The prospect of Donald Trump getting the Republican presidential nomination is dominating media attention these days, with some cause, but this has meant that evidence of a weakening economy has been largely ignored. We have seen a series of reports in the last month suggesting that the economy is likely to perform considerably worse than the 2.5 percent growth rate predicted by most economists at the start of the year. (The Congressional Budget Office's projection was 2.7 percent.)
The most recent bad news was February's data on personal income and consumption. It showed real growth in spending for the month of 0.2 percent. While that is not too bad, January's figure was revised down from 0.4 percent to zero. Given that consumption is 70 percent of GDP, this is not good news on the growth front.

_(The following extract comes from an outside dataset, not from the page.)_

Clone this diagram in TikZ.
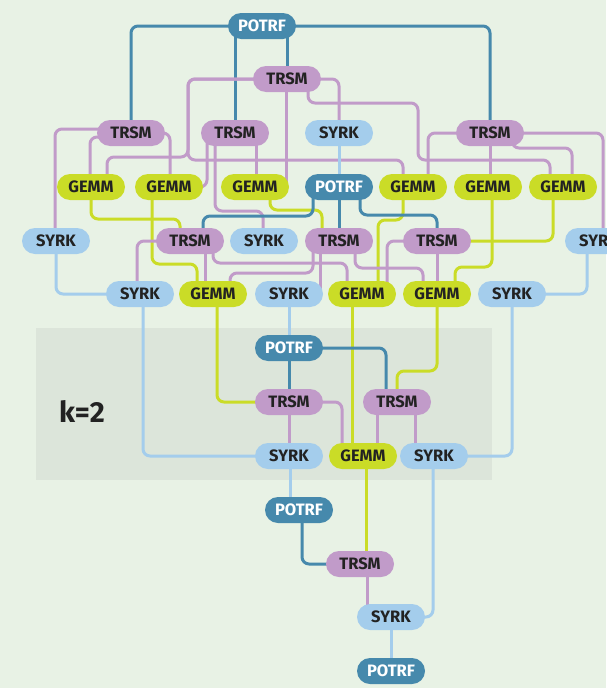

Other evidence of weakness comes from trade, where it seems that the deficit is continuing to expand in the first quarter due to a high dollar and weak growth elsewhere. Non-defense capital goods shipments, which is the largest category in investment, is running behind 2015 levels. Residential construction is holding up, but showing little, if any, increase over the second half of 2015. My bet is that we will see a serious downturn in the non-residential sector as some serious overbuilding of office space in many cities dampens irrational exuberance. Government spending may provide a modest boost in the quarter and year, but austerity fever still dominates politics at all levels.

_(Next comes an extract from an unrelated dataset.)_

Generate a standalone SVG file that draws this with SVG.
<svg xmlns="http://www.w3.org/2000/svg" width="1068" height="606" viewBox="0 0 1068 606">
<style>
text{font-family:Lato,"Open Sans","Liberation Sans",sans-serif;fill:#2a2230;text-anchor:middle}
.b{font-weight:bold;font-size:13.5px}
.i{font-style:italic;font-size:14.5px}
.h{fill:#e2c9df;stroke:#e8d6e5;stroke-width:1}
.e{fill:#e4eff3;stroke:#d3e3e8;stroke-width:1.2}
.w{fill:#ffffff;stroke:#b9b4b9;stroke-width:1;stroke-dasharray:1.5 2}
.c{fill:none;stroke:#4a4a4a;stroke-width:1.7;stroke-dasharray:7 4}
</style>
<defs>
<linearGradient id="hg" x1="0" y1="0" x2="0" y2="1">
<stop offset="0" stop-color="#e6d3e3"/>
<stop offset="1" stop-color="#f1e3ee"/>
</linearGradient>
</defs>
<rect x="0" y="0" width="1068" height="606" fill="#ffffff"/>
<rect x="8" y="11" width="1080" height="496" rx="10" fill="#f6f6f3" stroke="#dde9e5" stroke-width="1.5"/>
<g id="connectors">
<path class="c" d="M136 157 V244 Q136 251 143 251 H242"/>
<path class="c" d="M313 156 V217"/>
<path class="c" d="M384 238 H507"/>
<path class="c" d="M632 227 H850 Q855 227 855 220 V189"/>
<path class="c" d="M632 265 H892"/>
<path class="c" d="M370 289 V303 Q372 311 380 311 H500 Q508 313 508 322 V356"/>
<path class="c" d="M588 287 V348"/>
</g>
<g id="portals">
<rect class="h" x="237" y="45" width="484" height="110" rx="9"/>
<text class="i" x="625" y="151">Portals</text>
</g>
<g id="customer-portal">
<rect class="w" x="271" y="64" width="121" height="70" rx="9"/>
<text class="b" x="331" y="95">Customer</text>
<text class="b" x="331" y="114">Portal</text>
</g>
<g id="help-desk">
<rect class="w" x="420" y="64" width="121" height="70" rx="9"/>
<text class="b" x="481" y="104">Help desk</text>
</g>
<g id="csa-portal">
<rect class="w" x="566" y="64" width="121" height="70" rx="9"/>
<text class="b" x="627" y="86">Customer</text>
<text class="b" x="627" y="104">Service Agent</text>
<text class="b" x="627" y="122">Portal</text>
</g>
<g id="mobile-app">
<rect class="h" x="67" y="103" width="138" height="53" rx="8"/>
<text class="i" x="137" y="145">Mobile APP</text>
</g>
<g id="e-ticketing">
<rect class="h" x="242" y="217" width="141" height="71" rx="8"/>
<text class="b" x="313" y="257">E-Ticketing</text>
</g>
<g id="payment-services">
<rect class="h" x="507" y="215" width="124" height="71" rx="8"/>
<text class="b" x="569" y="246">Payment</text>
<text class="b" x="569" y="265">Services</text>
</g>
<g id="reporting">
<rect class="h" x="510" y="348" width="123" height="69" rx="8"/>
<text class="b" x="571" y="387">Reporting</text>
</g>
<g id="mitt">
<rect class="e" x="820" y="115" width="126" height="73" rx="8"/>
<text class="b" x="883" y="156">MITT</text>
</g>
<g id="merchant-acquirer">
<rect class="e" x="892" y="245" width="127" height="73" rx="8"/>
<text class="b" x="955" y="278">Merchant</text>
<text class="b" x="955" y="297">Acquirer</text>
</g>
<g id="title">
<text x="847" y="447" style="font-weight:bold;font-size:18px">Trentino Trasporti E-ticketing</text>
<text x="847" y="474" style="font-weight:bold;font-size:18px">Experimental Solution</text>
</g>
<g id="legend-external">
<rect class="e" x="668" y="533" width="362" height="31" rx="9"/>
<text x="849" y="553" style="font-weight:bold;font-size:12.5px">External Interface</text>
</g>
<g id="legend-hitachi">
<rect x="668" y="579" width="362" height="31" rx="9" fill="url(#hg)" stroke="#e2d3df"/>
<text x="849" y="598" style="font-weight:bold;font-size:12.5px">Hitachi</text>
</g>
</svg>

In short, we could be looking at growth that is close to 1.0 percent for the year. The Atlanta Fed's GDPNow puts first quarter growth at just 0.6 percent. It is hard to see how such slow growth can be consistent with rapid job growth and a continuing drop in the unemployment rate, although I have been surprised in this area before. (Basically, it would mean that productivity growth is falling to zero or turning negative.)
Anyhow, the spate of weak economic reports deserve more attention than they have gotten. It could be bad news for lots of people.
By the way, I actually don't think a recession is likely, just exceptionally slow growth. The use of the R word was click bait to get you away from the Trump stories.